HTML link relation types
The rel attribute on a <link> element declares the relationship between the current document and the linked resource. Different rel values trigger very different browser behaviour — from loading a stylesheet and warming a network connection to telling search engines which URL to consolidate. This reference covers the common values, what each actually does, and which companion attributes it needs to work correctly.
Two categories of rel value
It helps to think of link relations in two groups:
Resource hints and loading directives — these shape how and when the browser fetches assets, primarily for performance:
rel value | What it does |
|---|---|
preload | Fetch a resource needed for the current page with high priority.
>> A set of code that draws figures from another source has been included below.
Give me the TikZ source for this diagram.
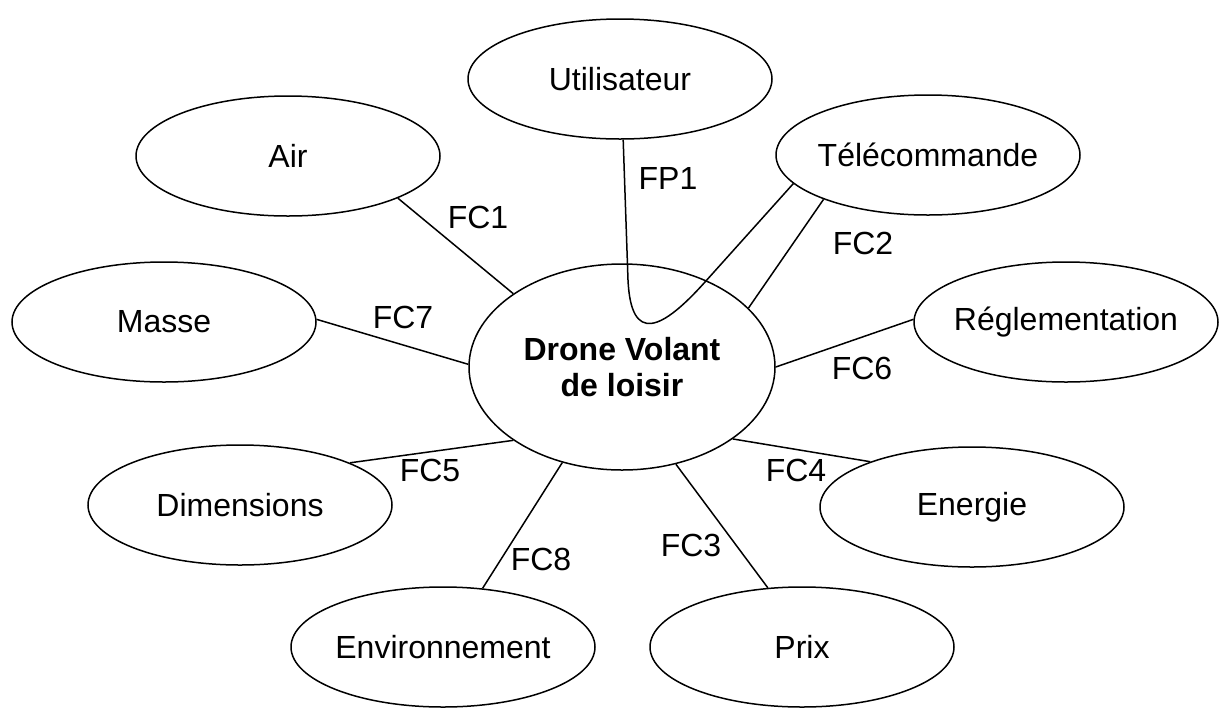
\documentclass[tikz,border=0pt]{standalone}
\usepackage{fontspec}
\setmainfont{Liberation Sans}
\usepackage{tikz}
\usetikzlibrary{shapes.geometric}
\colorlet{bubble edge}{black}
\tikzset{bubble/.style={ellipse, draw=bubble edge, line width=0.75pt, minimum width=152pt, minimum height=60pt,
		inner xsep=-10pt, inner ysep=0pt, font=\fontsize{16}{18}\selectfont},
	core/.style={bubble, minimum width=153pt, minimum height=103pt, align=center,
		font=\bfseries\fontsize{16}{18}\selectfont},
	link/.style={draw=bubble edge, line width=0.75pt},
	fclabel/.style={inner sep=0pt, font=\fontsize{16}{18}\selectfont}}

\begin{document}
\begin{tikzpicture}[x=0.5pt,y=-0.5pt]
		\useasboundingbox (0,0) rectangle (1221,713);
		\node[core] (drone) at (622,367) {Drone Volant\\de loisir};
		
		\node[bubble] (util) at (620,79) {Utilisateur};
		\node[bubble] (air) at (288,156) {Air};
		\node[bubble] (tele) at (928,155) {Télécommande};
		\node[bubble] (masse) at (164,322) {Masse};
		\node[bubble] (regl) at (1066,322) {Réglementation};
		\node[bubble] (dim) at (240,505) {Dimensions};
		\node[bubble] (energie) at (972,507) {Energie};
		\node[bubble] (env) at (443,647) {Environnement};
		\node[bubble] (prix) at (802,647) {Prix};
		
		\draw[link] (util.-87) -- (628,280) .. controls (631,345) and (662,330) .. (705,282) -- (tele.192);
		\draw[link] (air.-21) -- (drone.146);
		\draw[link] (tele.203) -- (drone.25);
		\draw[link] (prix.120) -- (drone.-61);
		\draw[link] (energie.156) -- (drone.-33);
		\draw[link] (dim.21) -- (drone.214);
		\draw[link] (regl.179) -- (drone.0);
		\draw[link] (masse.1) -- (drone.179);
		\draw[link] (env.56) -- (drone.238);
		
		\node[fclabel] (fp1) at (668,178) {FP1};
		\node[fclabel] (fc1) at (478,217) {FC1};
		\node[fclabel] (fc2) at (863,243) {FC2};
		\node[fclabel] (fc3) at (691,545) {FC3};
		\node[fclabel] (fc4) at (796,470) {FC4};
		\node[fclabel] (fc5) at (430,470) {FC5};
		\node[fclabel] (fc6) at (862,368) {FC6};
		\node[fclabel] (fc7) at (403,317) {FC7};
		\node[fclabel] (fc8) at (541,559) {FC8};
		\end{tikzpicture}
\end{document}
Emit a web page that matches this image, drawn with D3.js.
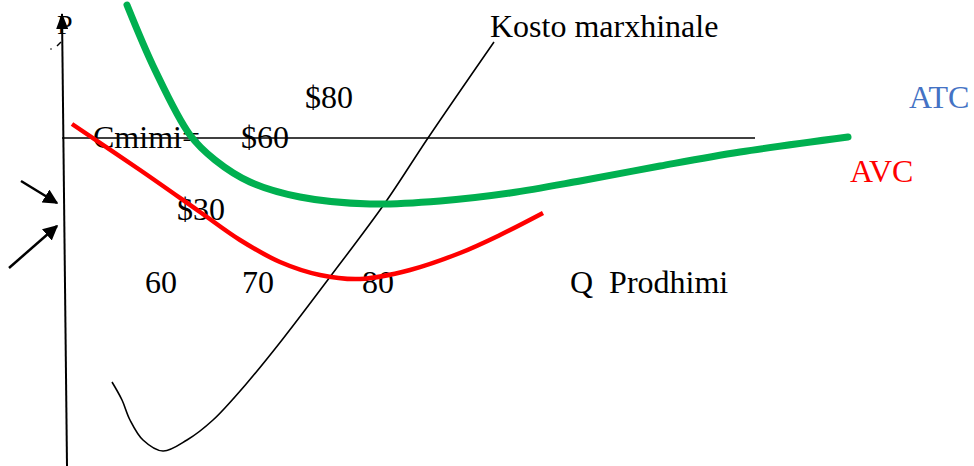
<!DOCTYPE html>
<html>
<head>
<meta charset="utf-8">
<script src="https://cdn.jsdelivr.net/npm/d3@7"></script>
<style>
  body { margin: 0; background: #fff; }
  text { font-family: "Liberation Serif", "Times New Roman", serif; white-space: pre; }
</style>
</head>
<body>
<div class="chart"></div>
<script>
const w = 974;
const h = 466;

// curves, as [Q, P] with P measured upward from the bottom edge
const atcPoints = [[127, 461], [155, 396], [190, 331], [215, 306], [250, 284], [300, 269], [370, 262],
                   [440, 265], [510, 273], [580, 285], [660, 300], [740, 314], [848, 329]];
const avcPoints = [[72, 342], [140, 296], [200, 254], [240, 226], [280, 204], [320, 191], [360, 187],
                   [410, 196], [460, 213], [500, 231], [543, 253]];
const mcPoints = [[112, 84], [122, 66], [130, 46], [143, 26], [163, 15], [187, 26], [213, 46],
                  [247, 83], [282, 126], [330, 189], [385, 263], [428, 328], [494, 424]];

// price line and axis
const priceLevel = 328;
const priceLineEnd = 755;
const axisLine = [[67, 0], [62, 452]];

// pointers on the price axis: [from, to]
const pointers = [[[21, 285], [57, 263]], [[9, 198], [57, 240]]];

const labels = [
  { text: 'P', q: 57, p: 432, size: 28, color: '#000' },
  { text: 'Kosto marxhinale', q: 490, p: 429, size: 32, color: '#000' },
  { text: '$80', q: 305, p: 358, size: 32, color: '#000' },
  { text: 'ATC', q: 909, p: 358, size: 32, color: '#4472c4' },
  { text: 'Cmimi=', q: 93, p: 318, size: 32, color: '#000' },
  { text: '$60', q: 241, p: 318, size: 32, color: '#000' },
  { text: 'AVC', q: 850, p: 284, size: 32, color: '#ff0000' },
  { text: '$30', q: 177, p: 246, size: 32, color: '#000' },
  { text: '60', q: 145, p: 173, size: 32, color: '#000' },
  { text: '70', q: 242, p: 173, size: 32, color: '#000' },
  { text: '80', q: 362, p: 173, size: 32, color: '#000' },
  { text: 'Q  Prodhimi', q: 570, p: 173, size: 32, color: '#000' }
];

const x = d3.scaleLinear().domain([0, w]).range([0, w]);
const y = d3.scaleLinear().domain([0, h]).range([h, 0]);

const svg = d3.select('.chart')
  .append('svg')
  .attr('width', w)
  .attr('height', h);

const defs = svg.append('defs');
defs.append('marker')
  .attr('id', 'arrow')
  .attr('viewBox', '0 0 10 10')
  .attr('refX', 9)
  .attr('refY', 5)
  .attr('markerWidth', 6)
  .attr('markerHeight', 6)
  .attr('markerUnits', 'strokeWidth')
  .attr('orient', 'auto')
  .append('path')
  .attr('d', 'M0,0 L10,5 L0,10 z')
  .attr('fill', '#000');

defs.append('marker')
  .attr('id', 'axisArrow')
  .attr('viewBox', '0 0 16 12')
  .attr('refX', 15)
  .attr('refY', 6)
  .attr('markerWidth', 16)
  .attr('markerHeight', 12)
  .attr('markerUnits', 'userSpaceOnUse')
  .attr('orient', 'auto')
  .append('path')
  .attr('d', 'M0,0 L16,6 L0,12 z')
  .attr('fill', '#000');

const line = d3.line()
  .x(d => x(d[0]))
  .y(d => y(d[1]))
  .curve(d3.curveCatmullRom.alpha(0.5));

// price axis with arrow on top
svg.append('path')
  .attr('d', d3.line().x(d => x(d[0])).y(d => y(d[1]))(axisLine))
  .attr('stroke', '#000')
  .attr('stroke-width', 2)
  .attr('marker-end', 'url(#axisArrow)');

// price line
svg.append('line')
  .attr('x1', x(62))
  .attr('x2', x(priceLineEnd))
  .attr('y1', y(priceLevel))
  .attr('y2', y(priceLevel))
  .attr('stroke', '#000')
  .attr('stroke-width', 1.5);

// little stray marks by the P
svg.append('line')
  .attr('x1', x(57)).attr('y1', y(420))
  .attr('x2', x(61)).attr('y2', y(424))
  .attr('stroke', '#000').attr('stroke-width', 1.5);
svg.append('circle')
  .attr('cx', x(51)).attr('cy', y(417)).attr('r', 0.8).attr('fill', '#000');

// pointers
svg.selectAll('.pointer')
  .data(pointers)
  .enter()
  .append('line')
  .attr('class', 'pointer')
  .attr('x1', d => x(d[0][0]))
  .attr('y1', d => y(d[0][1]))
  .attr('x2', d => x(d[1][0]))
  .attr('y2', d => y(d[1][1]))
  .attr('stroke', '#000')
  .attr('stroke-width', 2.5)
  .attr('marker-end', 'url(#arrow)');

// labels
svg.selectAll('.lbl')
  .data(labels)
  .enter()
  .append('text')
  .attr('class', 'lbl')
  .attr('x', d => x(d.q))
  .attr('y', d => y(d.p))
  .attr('font-size', d => d.size)
  .attr('fill', d => d.color)
  .text(d => d.text);

// curves
svg.append('path')
  .attr('d', line(mcPoints))
  .attr('fill', 'none')
  .attr('stroke', '#000')
  .attr('stroke-width', 1.6);

svg.append('path')
  .attr('d', line(avcPoints))
  .attr('fill', 'none')
  .attr('stroke', '#ff0000')
  .attr('stroke-width', 4.5);

svg.append('path')
  .attr('d', line(atcPoints))
  .attr('fill', 'none')
  .attr('stroke', '#00b050')
  .attr('stroke-width', 7)
  .attr('stroke-linecap', 'round');
</script>
</body>
</html>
Requires as. |
modulepreload | Fetch, parse and compile a JS module (and its imports) ahead of time. |
prefetch | Low-priority fetch for a resource likely needed on the next navigation. |
preconnect | Open a TCP/TLS connection to an origin before the first request. |
dns-prefetch | Resolve a domain’s DNS early, without the full connection overhead. |
Semantic and metadata relations — these tell browsers, search engines and other tools what the linked resource is:
rel value | What it does |
|---|---|
stylesheet | Load the linked CSS and apply it to the page. |
canonical | Declare the preferred URL for this content (a search-engine hint). |
alternate | Signal an alternative version: a different language, format, or feed. |
icon | Link the page’s favicon or touch icon. |
manifest | Link the Web App Manifest for PWA installation. |
author | Link to information about the page’s author. |
Code examples with key attributes
<!-- Stylesheet — most common link element -->
<link rel="stylesheet" href="/main.css" />
<!-- Preload a web font — as and crossorigin are required -->
<link rel="preload" href="/fonts/body.woff2" as="font" type="font/woff2" crossorigin />
<!-- Modulepreload — fetches the module graph ahead of time -->
<link rel="modulepreload" href="/app.js" />
<!-- Preconnect to a CDN origin used on page load -->
<link rel="preconnect" href="https://cdn.example.com" />
<!-- DNS-prefetch for a non-critical third-party origin -->
<link rel="dns-prefetch" href="https://analytics.example.com" />
<!-- Canonical — point search engines to the preferred URL -->
<link rel="canonical" href="https://example.com/page" />
<!-- Alternate — RSS feed -->
<link rel="alternate" type="application/rss+xml" href="/feed.xml" title="Blog RSS" />
<!-- Alternate — localised version -->
<link rel="alternate" hreflang="fr" href="https://example.com/fr/page" />
<!-- Icon — SVG favicon -->
<link rel="icon" href="/favicon.svg" type="image/svg+xml" />
<!-- Web App Manifest -->
<link rel="manifest" href="/manifest.webmanifest" />
Common mistakes and precise rules
preload without as: If you omit the as attribute on a preload, the browser fetches at default priority and may fetch a second time when the resource is actually used — cancelling the performance benefit entirely.
Font preload missing crossorigin: Fonts are fetched with CORS. If you preload a font without crossorigin, the browser makes an anonymous request that is mismatched against the actual CORS-credentialed fetch, causing a double-fetch. Always add crossorigin to font preloads even for same-origin fonts.
preconnect overuse: Each preconnect holds a TCP connection open. Reserve it for origins the page definitively hits early (CDN, fonts, auth). For lower-certainty third parties, dns-prefetch has lower cost.
Multiple canonical tags: Only one canonical is meaningful per page. If two canonical links point to different URLs, search engines treat the signal as contradictory and may ignore both.
rel as a space-separated list: The attribute accepts multiple tokens — rel="alternate stylesheet" is valid and applies both relations simultaneously. This is uncommon but legitimate.